>> Begin Recorded information
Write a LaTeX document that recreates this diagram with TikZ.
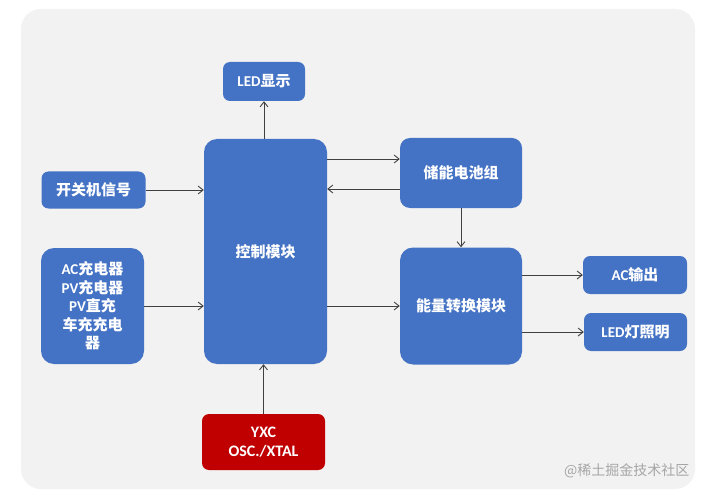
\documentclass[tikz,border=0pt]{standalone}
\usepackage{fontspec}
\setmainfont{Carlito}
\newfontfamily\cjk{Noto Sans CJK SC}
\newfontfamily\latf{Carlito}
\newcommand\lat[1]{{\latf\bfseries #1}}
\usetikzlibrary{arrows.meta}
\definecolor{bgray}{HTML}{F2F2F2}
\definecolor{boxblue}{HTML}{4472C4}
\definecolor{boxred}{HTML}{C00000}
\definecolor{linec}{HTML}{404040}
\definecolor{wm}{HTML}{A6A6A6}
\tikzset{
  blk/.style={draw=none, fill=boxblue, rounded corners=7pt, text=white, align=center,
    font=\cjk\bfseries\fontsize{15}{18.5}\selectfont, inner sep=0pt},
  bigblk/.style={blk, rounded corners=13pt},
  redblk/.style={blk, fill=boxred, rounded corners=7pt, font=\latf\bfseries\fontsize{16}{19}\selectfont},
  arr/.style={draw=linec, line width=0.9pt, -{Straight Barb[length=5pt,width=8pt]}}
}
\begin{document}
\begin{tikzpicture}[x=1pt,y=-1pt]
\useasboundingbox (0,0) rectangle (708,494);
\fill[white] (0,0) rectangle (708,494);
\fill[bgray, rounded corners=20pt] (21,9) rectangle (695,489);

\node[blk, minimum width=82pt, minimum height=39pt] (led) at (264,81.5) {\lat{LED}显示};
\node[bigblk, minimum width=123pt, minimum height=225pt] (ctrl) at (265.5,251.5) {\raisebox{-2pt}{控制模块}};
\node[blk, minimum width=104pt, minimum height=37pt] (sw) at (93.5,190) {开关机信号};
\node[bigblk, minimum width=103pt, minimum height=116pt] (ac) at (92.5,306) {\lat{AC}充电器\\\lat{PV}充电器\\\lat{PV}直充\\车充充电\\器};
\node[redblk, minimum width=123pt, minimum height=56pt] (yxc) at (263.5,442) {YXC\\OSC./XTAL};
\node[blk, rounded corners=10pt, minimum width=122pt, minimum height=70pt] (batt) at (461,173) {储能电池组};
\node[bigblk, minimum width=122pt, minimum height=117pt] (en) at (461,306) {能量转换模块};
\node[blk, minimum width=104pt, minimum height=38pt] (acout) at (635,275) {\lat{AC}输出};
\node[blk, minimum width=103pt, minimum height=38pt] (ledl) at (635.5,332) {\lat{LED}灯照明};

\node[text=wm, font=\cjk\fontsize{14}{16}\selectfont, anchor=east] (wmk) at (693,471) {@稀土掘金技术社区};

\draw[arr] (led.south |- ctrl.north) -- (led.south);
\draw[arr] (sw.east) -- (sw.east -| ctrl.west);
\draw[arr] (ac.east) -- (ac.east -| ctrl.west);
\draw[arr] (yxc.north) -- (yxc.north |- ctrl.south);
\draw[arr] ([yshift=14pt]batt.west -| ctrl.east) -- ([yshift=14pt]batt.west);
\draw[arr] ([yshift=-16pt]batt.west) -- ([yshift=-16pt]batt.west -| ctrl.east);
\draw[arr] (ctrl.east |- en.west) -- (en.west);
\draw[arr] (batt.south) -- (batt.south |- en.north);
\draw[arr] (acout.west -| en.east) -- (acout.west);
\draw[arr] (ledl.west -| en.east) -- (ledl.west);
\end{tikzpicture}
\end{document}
>> End Recorded information
| What to produce |
Without the pictures, output the full listing exactly as it stands.

| Correct answer |
Write a LaTeX document that recreates this diagram with TikZ.
\documentclass[tikz,border=0pt]{standalone}
\usepackage{fontspec}
\setmainfont{Carlito}
\newfontfamily\cjk{Noto Sans CJK SC}
\newfontfamily\latf{Carlito}
\newcommand\lat[1]{{\latf\bfseries #1}}
\usetikzlibrary{arrows.meta}
\definecolor{bgray}{HTML}{F2F2F2}
\definecolor{boxblue}{HTML}{4472C4}
\definecolor{boxred}{HTML}{C00000}
\definecolor{linec}{HTML}{404040}
\definecolor{wm}{HTML}{A6A6A6}
\tikzset{
  blk/.style={draw=none, fill=boxblue, rounded corners=7pt, text=white, align=center,
    font=\cjk\bfseries\fontsize{15}{18.5}\selectfont, inner sep=0pt},
  bigblk/.style={blk, rounded corners=13pt},
  redblk/.style={blk, fill=boxred, rounded corners=7pt, font=\latf\bfseries\fontsize{16}{19}\selectfont},
  arr/.style={draw=linec, line width=0.9pt, -{Straight Barb[length=5pt,width=8pt]}}
}
\begin{document}
\begin{tikzpicture}[x=1pt,y=-1pt]
\useasboundingbox (0,0) rectangle (708,494);
\fill[white] (0,0) rectangle (708,494);
\fill[bgray, rounded corners=20pt] (21,9) rectangle (695,489);

\node[blk, minimum width=82pt, minimum height=39pt] (led) at (264,81.5) {\lat{LED}显示};
\node[bigblk, minimum width=123pt, minimum height=225pt] (ctrl) at (265.5,251.5) {\raisebox{-2pt}{控制模块}};
\node[blk, minimum width=104pt, minimum height=37pt] (sw) at (93.5,190) {开关机信号};
\node[bigblk, minimum width=103pt, minimum height=116pt] (ac) at (92.5,306) {\lat{AC}充电器\\\lat{PV}充电器\\\lat{PV}直充\\车充充电\\器};
\node[redblk, minimum width=123pt, minimum height=56pt] (yxc) at (263.5,442) {YXC\\OSC./XTAL};
\node[blk, rounded corners=10pt, minimum width=122pt, minimum height=70pt] (batt) at (461,173) {储能电池组};
\node[bigblk, minimum width=122pt, minimum height=117pt] (en) at (461,306) {能量转换模块};
\node[blk, minimum width=104pt, minimum height=38pt] (acout) at (635,275) {\lat{AC}输出};
\node[blk, minimum width=103pt, minimum height=38pt] (ledl) at (635.5,332) {\lat{LED}灯照明};

\node[text=wm, font=\cjk\fontsize{14}{16}\selectfont, anchor=east] (wmk) at (693,471) {@稀土掘金技术社区};

\draw[arr] (led.south |- ctrl.north) -- (led.south);
\draw[arr] (sw.east) -- (sw.east -| ctrl.west);
\draw[arr] (ac.east) -- (ac.east -| ctrl.west);
\draw[arr] (yxc.north) -- (yxc.north |- ctrl.south);
\draw[arr] ([yshift=14pt]batt.west -| ctrl.east) -- ([yshift=14pt]batt.west);
\draw[arr] ([yshift=-16pt]batt.west) -- ([yshift=-16pt]batt.west -| ctrl.east);
\draw[arr] (ctrl.east |- en.west) -- (en.west);
\draw[arr] (batt.south) -- (batt.south |- en.north);
\draw[arr] (acout.west -| en.east) -- (acout.west);
\draw[arr] (ledl.west -| en.east) -- (ledl.west);
\end{tikzpicture}
\end{document}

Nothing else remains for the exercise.